Religion Will your child be raised in one faith,
two faiths, or with no religious training? Will values change
depending on who each parent is in a relationship with? Are
there specific days that need to be incorporated in your plan?
Are there specific values you want to incorporate in your plan?
Do you need to mutually agree on religious activities and practices?
Supervision What are your
limits on adult supervision of your child? Can your ride bicycles
in the street alone? Can your child run down the block to a
neighbors? Do they need to check in with you when they get there?
At what age can your child be left home alone and for how long?
Financial contributions
How will school activities or extracurricular events be covered?
What do you do with clothes, do each of you keep equal stock
or does one send a suitcase with all belongings?
Terminology What words
will you use (Visiting, Living with, When you are at your other
home)? Will you refer to the other parent as “her mother/father”
or as “my ex?”? What terms are appropriate for each
parent and for other relatives? What terms do you want to make
certain professionals for your child are using in the presence
of your child?
Other Family Members- Will
your child be able to see all family members independent of
which parent they are with, or will they only spend time with
maternal family during maternal time? Will all family members
be invited to your child’s birthday parties? Are there
family members your child should not see or should always be
supervised with?
Child care- Will you use one child care provider, daycare,
or nanny, or two? What age does a child care provider need to
be? Should you offer the other parent the opportunity to care
for your child before you offer anyone else? Does the anyone
else include grandparents, stepparents, and live ins or not?
Do you offer it for two hours or more, or only if you will be
gone overnight?
Trips- If the children will be out of the area, do you need
to provide each other with itinerary? If so, how much travel
information? What needs to be included in the notice? What age
can your child travel alone?
Decisions- Who will make final decisions when all else fails
or what steps will you take before bringing it to the court
(i.e. Mediation)?
Professional Services- Who will make professional decisions?
Will they need to be joint or one parent? Will one parent make
the education decisions and the other the medical?

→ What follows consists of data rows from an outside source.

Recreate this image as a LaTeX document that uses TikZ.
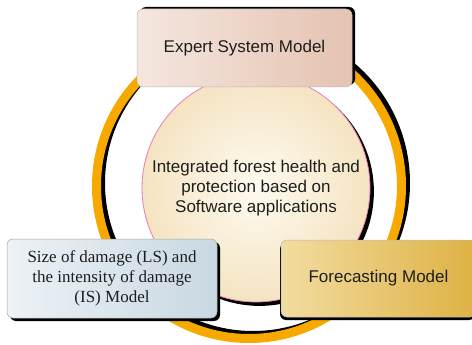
\documentclass[tikz,border=0pt]{standalone}
\usepackage{fontspec}
\setmainfont{Liberation Sans}
\newfontfamily\timesface{Liberation Serif}
\usetikzlibrary{shadows}

\definecolor{ringorange}{HTML}{F8A900}
\definecolor{hubpink}{HTML}{E67DB4}
\definecolor{hubin}{HTML}{FEFAF0}
\definecolor{hubout}{HTML}{F5E4C2}
\definecolor{roseA}{HTML}{F5E6DF}
\definecolor{roseB}{HTML}{E4C3B1}
\definecolor{blueA}{HTML}{EDF2F6}
\definecolor{blueB}{HTML}{C8D8E2}
\definecolor{goldA}{HTML}{F2DCA0}
\definecolor{goldB}{HTML}{DEB243}
\definecolor{inkdark}{HTML}{1E1E1E}

\tikzset{
  modelbox/.style={rectangle, rounded corners=6pt, inner sep=0pt,
    draw=gray!55, line width=0.5pt, text=inkdark, align=center,
    font=\fontsize{17}{20}\selectfont},
  hubnode/.style={circle, inner sep=0pt, minimum size=228pt,
    draw=hubpink, line width=0.8pt, inner color=hubin, outer color=hubout,
    text=inkdark, align=center, font=\fontsize{17}{20}\selectfont},
  ringline/.style={line width=9pt}
}

\begin{document}
\begin{tikzpicture}[x=1pt, y=-1pt]
  \useasboundingbox (0,0) rectangle (472,345);

  % orange ring with its dark offset copy underneath
  \coordinate (ringc) at (249,186);
  \coordinate (ringshade) at (253,183);
  \draw[ringline, black] (ringshade) circle[radius=152.5pt];
  \draw[ringline, ringorange] (ringc) circle[radius=152.5pt];

  % central theme, with a dark disc offset behind it
  \coordinate (hubshade) at (259.5,191.5);
  \fill[black] (hubshade) circle[radius=114.4pt];
  \node[hubnode] (hub) at (256,188)
    {Integrated forest health and\\protection based on\\Software applications};

  % the three models
  \node[modelbox, minimum width=215pt, minimum height=78pt,
        left color=roseA, right color=roseB,
        general shadow={shadow xshift=3pt, shadow yshift=2pt, fill=black}]
    (expert) at (244.5,48) {Expert System Model};

  \node[modelbox, minimum width=210pt, minimum height=79pt,
        left color=blueA, right color=blueB, draw=gray!70,
        font=\timesface\fontsize{17}{20}\selectfont,
        general shadow={shadow xshift=3pt, shadow yshift=-3pt, fill=black}]
    (damage) at (112,278.5) {Size of damage (LS) and\\the intensity of damage\\(IS) Model};

  \node[modelbox, minimum width=195pt, minimum height=77pt,
        left color=goldA, right color=goldB,
        general shadow={shadow xshift=-1pt, shadow yshift=-3pt, fill=black}]
    (forecast) at (378.5,278.5) {Forecasting Model};
\end{tikzpicture}
\end{document}
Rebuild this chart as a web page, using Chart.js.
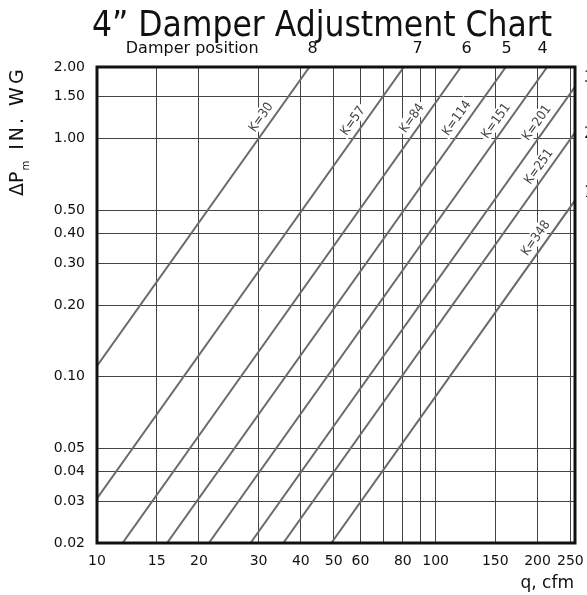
<!DOCTYPE html>
<html>
<head>
<meta charset="utf-8">
<script src="https://cdn.jsdelivr.net/npm/chart.js@4.4.0/dist/chart.umd.min.js"></script>
<style>
  html, body { margin: 0; padding: 0; background: #fff; }
  #wrap { width: 587px; height: 595px; }
</style>
</head>
<body>
<div id="wrap"><canvas id="damperChart" width="587" height="595"></canvas></div>
<script>
// K lines, endpoints (q in cfm, dP in in. WG)
const kValues = [30, 57, 84, 114, 151, 201, 251, 348];
const lineStartQ = [10, 10, 11.9, 16.1, 21.4, 28.4, 35.5, 49.2];
const lineStartDp = [0.111, 0.0308, 0.02, 0.02, 0.02, 0.02, 0.02, 0.02];
const lineEndQ = [42.4, 80.6, 118.8, 161.2, 213.5, 258, 258, 258];
const lineEndDp = [2, 2, 2, 2, 2, 1.65, 1.06, 0.55];

// where the "K=.." labels sit along each line
const labelQ = [32.3, 60.3, 90.1, 122.2, 159.7, 210.8, 213.6, 209.1];
const labelDp = [1.16, 1.12, 1.15, 1.15, 1.12, 1.1, 0.72, 0.36];

// axes
const xGrid = [10, 15, 20, 30, 40, 50, 60, 70, 80, 90, 100, 150, 200, 250];
const xLabels = [10, 15, 20, 30, 40, 50, 60, 80, 100, 150, 200, 250];
const yGrid = [0.02, 0.03, 0.04, 0.05, 0.1, 0.2, 0.3, 0.4, 0.5, 1, 1.5, 2];
const damperQ = [19.1, 43.3, 88.5, 123.5, 162, 207];
const damperLabels = ["Damper position", "8", "7", "6", "5", "4"];
const rightLabelsDp = [1.8, 1.05, 0.59];
const rightLabels = ["3", "2", "1"];

const FONT = "'DejaVu Sans Condensed', 'DejaVu Sans', sans-serif";
const WIDE = "'DejaVu Sans', sans-serif";
Chart.defaults.font.family = WIDE;
Chart.defaults.color = "#111";

const datasets = kValues.map((k, i) => ({
  label: "K=" + k,
  data: [
    { x: lineStartQ[i], y: lineStartDp[i] },
    { x: lineEndQ[i], y: lineEndDp[i] },
  ],
  showLine: true,
  borderColor: "#6a6a6a",
  borderWidth: 2,
  pointRadius: 0,
  fill: false,
}));

const kLabelPlugin = {
  id: "kLabels",
  beforeDatasetsDraw(chart) {
    const { ctx, scales } = chart;
    const x = scales.x, y = scales.y;
    ctx.save();
    ctx.font = "13px " + FONT;
    ctx.textAlign = "center";
    ctx.textBaseline = "middle";
    kValues.forEach((k, i) => {
      const a = Math.atan2(
        y.getPixelForValue(lineEndDp[i]) - y.getPixelForValue(lineStartDp[i]),
        x.getPixelForValue(lineEndQ[i]) - x.getPixelForValue(lineStartQ[i])
      );
      const px = x.getPixelForValue(labelQ[i]) + Math.sin(a) * 11;
      const py = y.getPixelForValue(labelDp[i]) - Math.cos(a) * 11;
      const txt = "K=" + k;
      const w = ctx.measureText(txt).width + 4;
      ctx.save();
      ctx.translate(px, py);
      ctx.rotate(a);
      ctx.fillStyle = "#fff";
      ctx.fillRect(-w / 2, -7, w, 14);
      ctx.fillStyle = "#444";
      ctx.fillText(txt, 0, 1);
      ctx.restore();
    });
    ctx.restore();
  },
  afterDraw(chart) {
    const { ctx, chartArea, scales } = chart;
    ctx.save();
    // frame
    ctx.strokeStyle = "#111";
    ctx.lineWidth = 3;
    ctx.strokeRect(chartArea.left, chartArea.top,
      chartArea.right - chartArea.left, chartArea.bottom - chartArea.top);

    // title
    ctx.fillStyle = "#111";
    ctx.textAlign = "center";
    ctx.textBaseline = "alphabetic";
    ctx.font = "35px " + FONT;
    ctx.fillText("4\u201D Damper Adjustment Chart", 322, 36);

    // y axis title, bottom to top
    ctx.save();
    ctx.translate(18, 196);
    ctx.rotate(-Math.PI / 2);
    ctx.textAlign = "left";
    ctx.textBaseline = "middle";
    ctx.font = "19px " + WIDE;
    ctx.fillText("\u0394P", 0, 0);
    let off = ctx.measureText("\u0394P").width;
    ctx.font = "10px " + WIDE;
    ctx.fillText("m", off + 1, 8);
    off += ctx.measureText("m").width + 12;
    ctx.font = "19px " + WIDE;
    ctx.letterSpacing = "3px";
    ctx.fillText("IN. WG", off, 0);
    ctx.letterSpacing = "0px";
    ctx.restore();

    // x axis title
    ctx.textAlign = "right";
    ctx.textBaseline = "middle";
    ctx.font = "17px " + WIDE;
    ctx.fillText("q, cfm", 574, 584);

    // damper positions cut off at the right edge
    ctx.textAlign = "left";
    ctx.font = "16px " + WIDE;
    rightLabels.forEach((t, i) => {
      ctx.fillText(t, 584, scales.y.getPixelForValue(rightLabelsDp[i]));
    });
    ctx.restore();
  },
};

const noOverhang = (s) => { s.paddingLeft = 0; s.paddingRight = 0; };

new Chart(document.getElementById("damperChart"), {
  type: "scatter",
  data: { datasets },
  plugins: [kLabelPlugin],
  options: {
    responsive: false,
    animation: false,
    layout: { padding: { left: 0, right: 12, top: 0, bottom: 0 } },
    plugins: {
      legend: { display: false },
      tooltip: { enabled: false },
    },
    scales: {
      x: {
        type: "logarithmic",
        position: "bottom",
        min: 10,
        max: 258,
        afterBuildTicks: (s) => { s.ticks = xGrid.map((v) => ({ value: v })); },
        afterFit: (s) => { s.height = 52; noOverhang(s); },
        grid: { color: "#444", lineWidth: 1, drawTicks: false },
        border: { display: false },
        ticks: {
          autoSkip: false,
          maxRotation: 0,
          padding: 10,
          font: { size: 14 },
          callback: (v) => (xLabels.includes(v) ? String(v) : ""),
        },
      },
      x2: {
        type: "logarithmic",
        position: "top",
        min: 10,
        max: 258,
        afterBuildTicks: (s) => { s.ticks = damperQ.map((v) => ({ value: v })); },
        afterFit: (s) => { s.height = 67; noOverhang(s); },
        grid: { display: false, drawTicks: false },
        border: { display: false },
        ticks: {
          autoSkip: false,
          maxRotation: 0,
          padding: 9,
          font: { size: 16 },
          callback: (v, i) => damperLabels[i],
        },
      },
      y: {
        type: "logarithmic",
        min: 0.02,
        max: 2,
        afterBuildTicks: (s) => { s.ticks = yGrid.map((v) => ({ value: v })); },
        afterFit: (s) => { s.width = 97; },
        grid: { color: "#444", lineWidth: 1, drawTicks: false },
        border: { display: false },
        ticks: {
          autoSkip: false,
          padding: 12,
          font: { size: 14 },
          callback: (v) => v.toFixed(2),
        },
      },
    },
  },
});
</script>
</body>
</html>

Decisions Who will make final decisions when all else fails
or what steps will you take before bringing it back to the court
(i.e. Mediation)?
Professional Appointments
Do you need to notice each other in advance of appointments?
Who will make the decisions regarding professional services?
Online tools- Will you both use online tools
to help you in shared parenting? Will you use e-mail to communicate
agreements? Do you create a list serve? Will you use co-parenting
programs such as OurFamilyWizard?
Distance- Will you have a geographical restriction
where your child will reside? Will there be a maximum distance
between the two homes?
Schedule- What
schedule will your child have between the two homes? Will the
school year schedule be different than the summer? Will that
change as they get older? What voice, if any, will your child
have in that schedule? Does the schedule change depending on
the distance?
Holidays- How
do you celebrate? Will one parent have Christmas Eve and the
other Christmas day? Do you rotate Christmas with one parent
one year and the other the next? Which holidays do you observe?
Do you have religious issues related to holidays? What about
child birthdays, and what about the parent's birthdays?
School Work and Study Habits- Do you want to make sure
there is the same routine in both homes for dealing with homework
or studies? How do you handle more than one day projects that
may go between homes?
Car- Do you need to create a mutually agreed
upon driving
contract for your teen? Will the car be their car or a car
you are letting them borrow? Will their behavior reflect their
use of the vehicle? Who will teach your teen to drive?
Children’s Property- What do you do with clothes,
do each of you keep equal stock or does one send a suitcase
with all belongings? Who does the property belong to, you or
your child? Can they carry what they want to between homes?
How do you help them prepare for anything they might need to
carry between homes, such as school work?